[START OF Records supplied]

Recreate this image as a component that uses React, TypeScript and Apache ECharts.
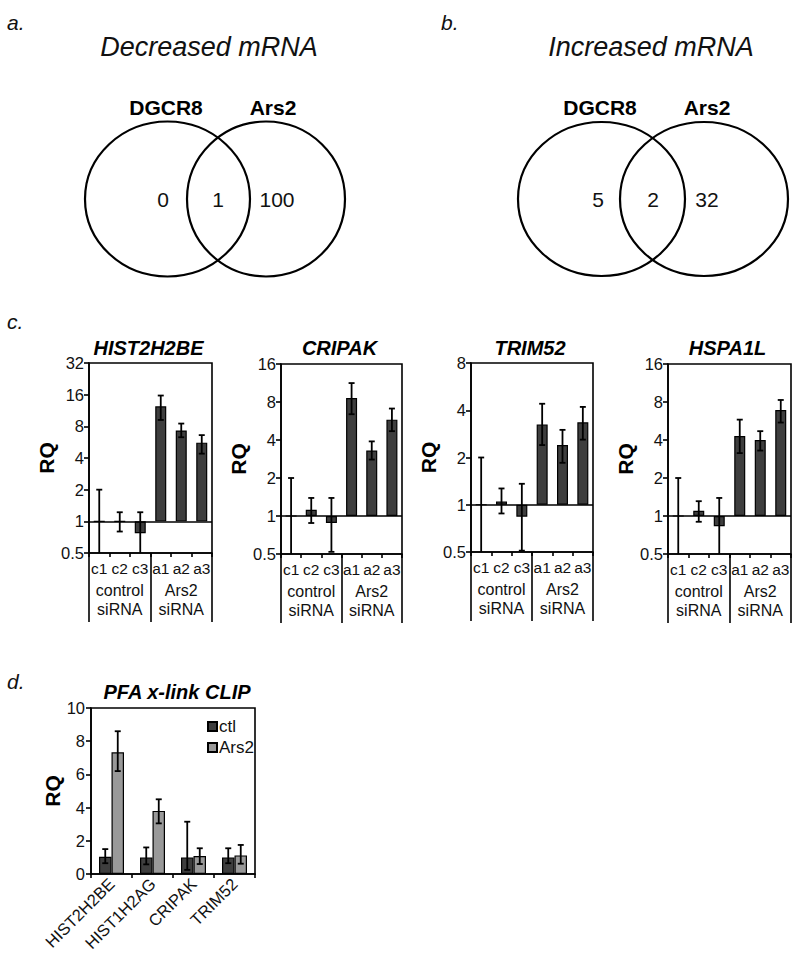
import React, { useEffect, useRef } from 'react';
import * as echarts from 'echarts';

const FONT = '"Liberation Sans", Arial, sans-serif';

// ---- Panels a & b: Venn counts [left only, overlap, right only]
const vennSetNames = ['DGCR8', 'Ars2'];
const vennTitles = ['Decreased mRNA', 'Increased mRNA'];
const vennDecreased = [0, 1, 100];
const vennIncreased = [5, 2, 32];

// ---- Panel c: qPCR RQ (log2 axis)
const sampleLabels = ['c1', 'c2', 'c3', 'a1', 'a2', 'a3'];
const groupLabels = ['control\nsiRNA', 'Ars2\nsiRNA'];
const qpcrGenes = ['HIST2H2BE', 'CRIPAK', 'TRIM52', 'HSPA1L'];
const qpcrAxisMax = [32, 16, 8, 16];
const qpcrAxisMin = 0.5;

const hist2h2beRQ = [1, 1.0, 0.77, 12.4, 7.3, 5.6];
const hist2h2beLow = [0.4, 0.8, 0.45, 9.2, 6.3, 4.4];
const hist2h2beHigh = [2, 1.22, 1.22, 15.7, 8.5, 6.6];

const cripakRQ = [1, 1.12, 0.88, 8.6, 3.3, 5.8];
const cripakLow = [0.4, 0.88, 0.52, 6.4, 2.8, 4.7];
const cripakHigh = [2, 1.39, 1.39, 11.3, 3.9, 7.1];

const trim52RQ = [1, 1.05, 0.84, 3.25, 2.4, 3.35];
const trim52Low = [0.4, 0.88, 0.51, 2.4, 1.85, 2.6];
const trim52High = [2, 1.27, 1.36, 4.4, 3.0, 4.2];

const hspa1lRQ = [1, 1.1, 0.83, 4.3, 4.0, 6.9];
const hspa1lLow = [0.4, 0.9, 0.45, 3.15, 3.3, 5.5];
const hspa1lHigh = [2, 1.31, 1.39, 5.8, 4.7, 8.3];

const qpcrRQ = [hist2h2beRQ, cripakRQ, trim52RQ, hspa1lRQ];
const qpcrLow = [hist2h2beLow, cripakLow, trim52Low, hspa1lLow];
const qpcrHigh = [hist2h2beHigh, cripakHigh, trim52High, hspa1lHigh];

// ---- Panel d: PFA x-link CLIP
const clipTitle = 'PFA x-link CLIP';
const clipGenes = ['HIST2H2BE', 'HIST1H2AG', 'CRIPAK', 'TRIM52'];
const clipSeriesNames = ['ctl', 'Ars2'];
const ctlRQ = [1.04, 1.0, 1.0, 1.0];
const ctlLow = [0.65, 0.58, 0.25, 0.65];
const ctlHigh = [1.5, 1.6, 3.15, 1.55];
const ars2RQ = [7.33, 3.8, 1.08, 1.12];
const ars2Low = [6.2, 3.05, 0.6, 0.62];
const ars2High = [8.6, 4.5, 1.55, 1.75];
const clipAxisMax = 10;
const clipAxisStep = 2;

// ---- layout (positions only)
const cGrids = [
  { left: 89, top: 363, width: 123, height: 190, nameGap: 23 },
  { left: 281, top: 364, width: 121, height: 190, nameGap: 26 },
  { left: 471, top: 363, width: 122, height: 189, nameGap: 26 },
  { left: 668, top: 364, width: 123, height: 190, nameGap: 24 },
];
const dGrid = { left: 91, top: 708, width: 164, height: 166 };
const vennLayouts = [
  { cx1: 167.5, cx2: 266, cy: 199, rx1: 82.5, rx2: 79, ry: 77.5, titleX: 209, labX: [166, 273], numX: [163, 218, 277], letter: 'a.', letterX: 7 },
  { cx1: 601.5, cx2: 704, cy: 199, rx1: 83.5, rx2: 84, ry: 77, titleX: 651, labX: [600, 707], numX: [598, 653, 707], letter: 'b.', letterX: 441 },
];

const INK = '#111';
const log2 = (v: number) => Math.log2(v);
const fmtPow = (v: number) => {
  const p = Math.pow(2, v);
  return String(Math.round(p * 1000) / 1000);
};

function errorSeries(xi: number, yi: number, lows: number[], highs: number[], offset: number, capW: number, yMin: number) {
  return {
    type: 'custom',
    xAxisIndex: xi,
    yAxisIndex: yi,
    silent: true,
    z: 5,
    data: lows.map((lo, i) => [i, lo, highs[i]]),
    encode: { x: 0, y: [1, 2] },
    renderItem: (params: any, api: any) => {
      const i = api.value(0);
      const lo = api.value(1);
      const hi = api.value(2);
      const clamped = lo < yMin;
      const pLo = api.coord([i, clamped ? yMin : lo]);
      const pHi = api.coord([i, hi]);
      const x = pLo[0] + offset;
      const style = { stroke: '#000', lineWidth: 1.8, fill: 'none' };
      const children: any[] = [
        { type: 'line', shape: { x1: x, y1: pLo[1], x2: x, y2: pHi[1] }, style },
        { type: 'line', shape: { x1: x - capW, y1: pHi[1], x2: x + capW, y2: pHi[1] }, style },
      ];
      if (!clamped) {
        children.push({ type: 'line', shape: { x1: x - capW, y1: pLo[1], x2: x + capW, y2: pLo[1] }, style });
      }
      return { type: 'group', children };
    },
  };
}

function buildOption() {
  const grid: any[] = [];
  const xAxis: any[] = [];
  const yAxis: any[] = [];
  const series: any[] = [];
  const graphic: any[] = [];

  const axisLineStyle = { color: '#000', width: 1.6 };
  const tickLabel = { fontFamily: FONT, fontSize: 16.5, color: INK };

  // Venn diagrams
  [vennDecreased, vennIncreased].forEach((counts, k) => {
    const L = vennLayouts[k];
    graphic.push({ type: 'text', x: L.letterX, y: 22, style: { text: L.letter, font: `italic 21px ${FONT}`, fill: INK, textVerticalAlign: 'middle' } });
    graphic.push({ type: 'text', x: L.titleX, y: 47, style: { text: vennTitles[k], font: `italic 27px ${FONT}`, fill: INK, textAlign: 'center', textVerticalAlign: 'middle' } });
    vennSetNames.forEach((nm, j) => {
      graphic.push({ type: 'text', x: L.labX[j], y: 107, style: { text: nm, font: `bold 21px ${FONT}`, fill: '#000', textAlign: 'center', textVerticalAlign: 'middle' } });
    });
    graphic.push({ type: 'ellipse', shape: { cx: L.cx1, cy: L.cy, rx: L.rx1, ry: L.ry }, style: { fill: 'none', stroke: '#000', lineWidth: 2.2 } });
    graphic.push({ type: 'ellipse', shape: { cx: L.cx2, cy: L.cy, rx: L.rx2, ry: L.ry }, style: { fill: 'none', stroke: '#000', lineWidth: 2.2 } });
    counts.forEach((c, j) => {
      graphic.push({ type: 'text', x: L.numX[j], y: L.cy, style: { text: String(c), font: `21px ${FONT}`, fill: INK, textAlign: 'center', textVerticalAlign: 'middle' } });
    });
  });

  graphic.push({ type: 'text', x: 7, y: 321, style: { text: 'c.', font: `italic 21px ${FONT}`, fill: INK, textVerticalAlign: 'middle' } });
  graphic.push({ type: 'text', x: 7, y: 681, style: { text: 'd.', font: `italic 21px ${FONT}`, fill: INK, textVerticalAlign: 'middle' } });

  // Panel c
  qpcrGenes.forEach((gene, i) => {
    const g = cGrids[i];
    grid.push({ left: g.left, top: g.top, width: g.width, height: g.height, show: true, borderColor: '#000', borderWidth: 1.6, backgroundColor: 'transparent', containLabel: false });
    graphic.push({ type: 'text', x: g.left + g.width / 2 - 2, y: 348, style: { text: gene, font: `italic bold 20px ${FONT}`, fill: '#000', textAlign: 'center', textVerticalAlign: 'middle' } });
    xAxis.push({
      type: 'category', gridIndex: i, data: sampleLabels, position: 'bottom',
      axisLine: { show: true, onZero: false, lineStyle: axisLineStyle },
      axisTick: { show: true, length: 4, lineStyle: axisLineStyle },
      axisLabel: { interval: 0, fontFamily: FONT, fontSize: 15.5, color: INK, margin: 7 },
      splitLine: { show: false },
    });
    xAxis.push({
      type: 'category', gridIndex: i, data: groupLabels, position: 'bottom',
      axisLine: { show: false, onZero: false },
      axisTick: { show: true, length: 69, lineStyle: axisLineStyle },
      axisLabel: { interval: 0, fontFamily: FONT, fontSize: 16, color: INK, margin: 28, lineHeight: 19 },
      splitLine: { show: false },
    });
    const minL = log2(qpcrAxisMin);
    yAxis.push({
      type: 'value', gridIndex: i, min: minL, max: log2(qpcrAxisMax[i]), interval: 1,
      axisLine: { show: true, lineStyle: axisLineStyle },
      axisTick: { show: true, length: 5, lineStyle: axisLineStyle },
      axisLabel: { ...tickLabel, margin: 5, formatter: (v: number) => fmtPow(v) },
      splitLine: { show: false },
      name: 'RQ', nameLocation: 'middle', nameGap: g.nameGap,
      nameTextStyle: { fontFamily: FONT, fontSize: 21, fontWeight: 'bold', color: '#000' },
    });
    series.push({
      type: 'bar', name: gene, xAxisIndex: 2 * i, yAxisIndex: i,
      data: qpcrRQ[i].map(log2), barWidth: 11,
      itemStyle: { color: '#3e3e3e', borderColor: '#000', borderWidth: 1.2 },
      markLine: {
        silent: true, symbol: ['none', 'none'], label: { show: false },
        lineStyle: { color: '#000', width: 1.6, type: 'solid' },
        data: [{ yAxis: 0 }],
      },
    });
    series.push(errorSeries(2 * i, i, qpcrLow[i].map(log2), qpcrHigh[i].map(log2), 0, 3, minL));
  });

  // Panel d
  const di = grid.length;
  grid.push({ ...dGrid, show: true, borderColor: '#000', borderWidth: 1.6, backgroundColor: 'transparent' });
  graphic.push({ type: 'text', x: 177, y: 692, style: { text: clipTitle, font: `italic bold 20px ${FONT}`, fill: '#000', textAlign: 'center', textVerticalAlign: 'middle' } });
  const dx = xAxis.length;
  xAxis.push({
    type: 'category', gridIndex: di, data: clipGenes, position: 'bottom',
    axisLine: { show: true, onZero: false, lineStyle: axisLineStyle },
    axisTick: { show: true, length: 4, lineStyle: axisLineStyle },
    axisLabel: { interval: 0, rotate: 45, fontFamily: FONT, fontSize: 16.5, color: INK, margin: 7 },
    splitLine: { show: false },
  });
  const dy = yAxis.length;
  yAxis.push({
    type: 'value', gridIndex: di, min: 0, max: clipAxisMax, interval: clipAxisStep,
    axisLine: { show: true, lineStyle: axisLineStyle },
    axisTick: { show: true, length: 5, lineStyle: axisLineStyle },
    axisLabel: { ...tickLabel, margin: 6 },
    splitLine: { show: false },
    name: 'RQ', nameLocation: 'middle', nameGap: 28,
    nameTextStyle: { fontFamily: FONT, fontSize: 21, fontWeight: 'bold', color: '#000' },
  });
  const bw = 12.5;
  series.push({
    type: 'bar', name: clipSeriesNames[0], xAxisIndex: dx, yAxisIndex: dy, data: ctlRQ,
    barWidth: bw, barGap: '0%',
    itemStyle: { color: '#3e3e3e', borderColor: '#000', borderWidth: 1.2 },
  });
  series.push({
    type: 'bar', name: clipSeriesNames[1], xAxisIndex: dx, yAxisIndex: dy, data: ars2RQ,
    barWidth: bw, barGap: '0%',
    itemStyle: { color: '#999999', borderColor: '#000', borderWidth: 1.2 },
  });
  series.push(errorSeries(dx, dy, ctlLow, ctlHigh, -bw / 2, 3, 0));
  series.push(errorSeries(dx, dy, ars2Low, ars2High, bw / 2, 3, 0));

  return {
    animation: false,
    backgroundColor: '#fff',
    textStyle: { fontFamily: FONT },
    grid, xAxis, yAxis, series, graphic,
    legend: {
      data: clipSeriesNames, orient: 'vertical', left: 202, top: 713,
      itemWidth: 9, itemHeight: 9, itemGap: 4, icon: 'rect',
      textStyle: { fontFamily: FONT, fontSize: 17, color: INK, padding: [0, 0, 0, -3] },
      selectedMode: false,
    },
  };
}

export default function App() {
  const ref = useRef<HTMLDivElement>(null);
  useEffect(() => {
    if (!ref.current) return;
    const chart = echarts.init(ref.current, undefined, { renderer: 'svg' });
    chart.setOption(buildOption() as any);
    return () => chart.dispose();
  }, []);
  return <div ref={ref} style={{ position: 'absolute', left: 0, top: 0, width: 800, height: 960 }} />;
}
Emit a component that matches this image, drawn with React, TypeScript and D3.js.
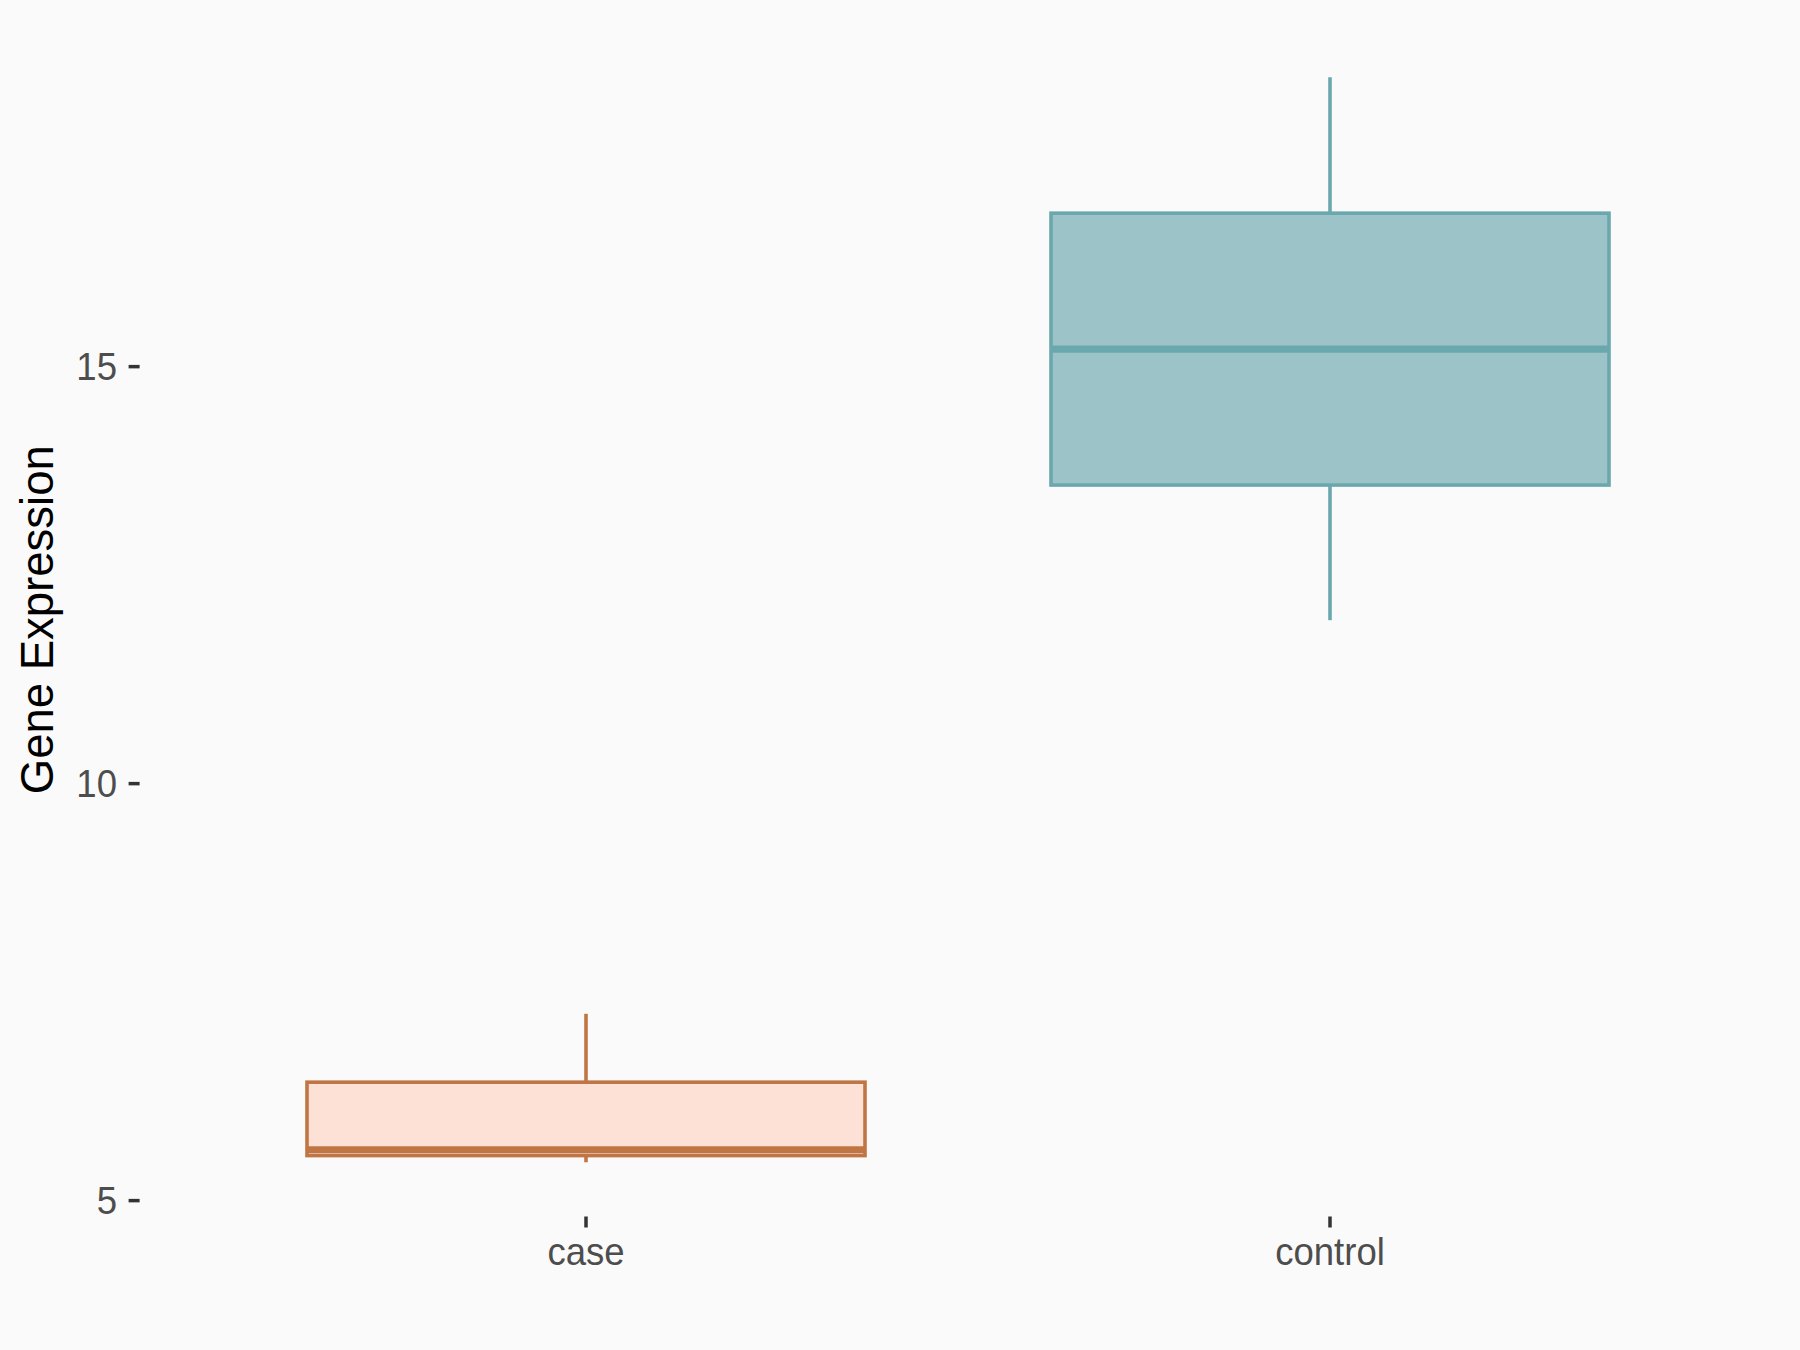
import React from "react";
import * as d3 from "d3";

// Box summaries per group
const groups = ["case", "control"];
const whiskerLow = [5.46, 11.96];
const quartile1 = [5.54, 13.58];
const medians = [5.61, 15.21];
const quartile3 = [6.42, 16.84];
const whiskerHigh = [7.24, 18.47];
const yTicks = [5, 10, 15];

const fills = ["#FDE1D6", "#9CC4C8"];
const strokes = ["#C07644", "#6BA8AE"];

const W = 1800;
const H = 1350;
const panel = { left: 139.6, right: 1776.4, top: 23, bottom: 1216.5 };
const FONT = "'Liberation Sans', Arial, Helvetica, sans-serif";
const SX = 0.95; // horizontal glyph squeeze for tick labels

export default function App() {
  const yMin = Math.min(...whiskerLow);
  const yMax = Math.max(...whiskerHigh);
  const pad = (yMax - yMin) * 0.05;
  const y = d3
    .scaleLinear()
    .domain([yMin - pad, yMax + pad])
    .range([panel.bottom, panel.top]);
  const x = d3
    .scalePoint<string>()
    .domain(groups)
    .range([panel.left, panel.right])
    .padding(0.6);
  const boxW = x.step() * 0.75;
  const lw = 3.6;

  return (
    <svg
      width={W}
      height={H}
      viewBox={`0 0 ${W} ${H}`}
      style={{ position: "absolute", left: 0, top: 0, display: "block" }}
    >
      <rect x={0} y={0} width={W} height={H} fill="#FAFAFA" />

      {/* boxes */}
      {groups.map((g, i) => {
        const cx = x(g)!;
        const x0 = cx - boxW / 2;
        return (
          <g key={g}>
            <line
              x1={cx}
              x2={cx}
              y1={y(quartile3[i])}
              y2={y(whiskerHigh[i])}
              stroke={strokes[i]}
              strokeWidth={lw}
            />
            <line
              x1={cx}
              x2={cx}
              y1={y(quartile1[i])}
              y2={y(whiskerLow[i])}
              stroke={strokes[i]}
              strokeWidth={lw}
            />
            <rect
              x={x0}
              y={y(quartile3[i])}
              width={boxW}
              height={y(quartile1[i]) - y(quartile3[i])}
              fill={fills[i]}
              stroke={strokes[i]}
              strokeWidth={lw}
            />
            <line
              x1={x0}
              x2={x0 + boxW}
              y1={y(medians[i])}
              y2={y(medians[i])}
              stroke={strokes[i]}
              strokeWidth={lw * 2}
            />
          </g>
        );
      })}

      {/* y axis */}
      {yTicks.map((t) => (
        <g key={t}>
          <line
            x1={panel.left - 11}
            x2={panel.left}
            y1={y(t)}
            y2={y(t)}
            stroke="#333333"
            strokeWidth={3.5}
          />
          <text
            transform={`translate(117, ${y(t) + 13.8}) scale(${SX},1)`}
            textAnchor="end"
            fontFamily={FONT}
            fontSize={38.5}
            fill="#4D4D4D"
          >
            {t}
          </text>
        </g>
      ))}

      {/* x axis */}
      {groups.map((g) => (
        <g key={g}>
          <line
            x1={x(g)}
            x2={x(g)}
            y1={panel.bottom}
            y2={panel.bottom + 11}
            stroke="#333333"
            strokeWidth={3.5}
          />
          <text
            transform={`translate(${x(g)}, 1265) scale(${SX},1)`}
            textAnchor="middle"
            fontFamily={FONT}
            fontSize={38.5}
            fill="#4D4D4D"
          >
            {g}
          </text>
        </g>
      ))}

      {/* y axis title */}
      <text
        transform={`translate(53, ${(panel.top + panel.bottom) / 2}) rotate(-90)`}
        textAnchor="middle"
        fontFamily={FONT}
        fontSize={45.5}
        fill="#000000"
      >
        Gene Expression
      </text>
    </svg>
  );
}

[END OF Records supplied]

**What is expected:**
Above are some entries. Restate word for word the lines from the one holding "Emit a component" through the one holding "const SX = 0.95;", but not the pictures.

**In response:**
Emit a component that matches this image, drawn with React, TypeScript and D3.js.
import React from "react";
import * as d3 from "d3";

// Box summaries per group
const groups = ["case", "control"];
const whiskerLow = [5.46, 11.96];
const quartile1 = [5.54, 13.58];
const medians = [5.61, 15.21];
const quartile3 = [6.42, 16.84];
const whiskerHigh = [7.24, 18.47];
const yTicks = [5, 10, 15];

const fills = ["#FDE1D6", "#9CC4C8"];
const strokes = ["#C07644", "#6BA8AE"];

const W = 1800;
const H = 1350;
const panel = { left: 139.6, right: 1776.4, top: 23, bottom: 1216.5 };
const FONT = "'Liberation Sans', Arial, Helvetica, sans-serif";
const SX = 0.95; // horizontal glyph squeeze for tick labels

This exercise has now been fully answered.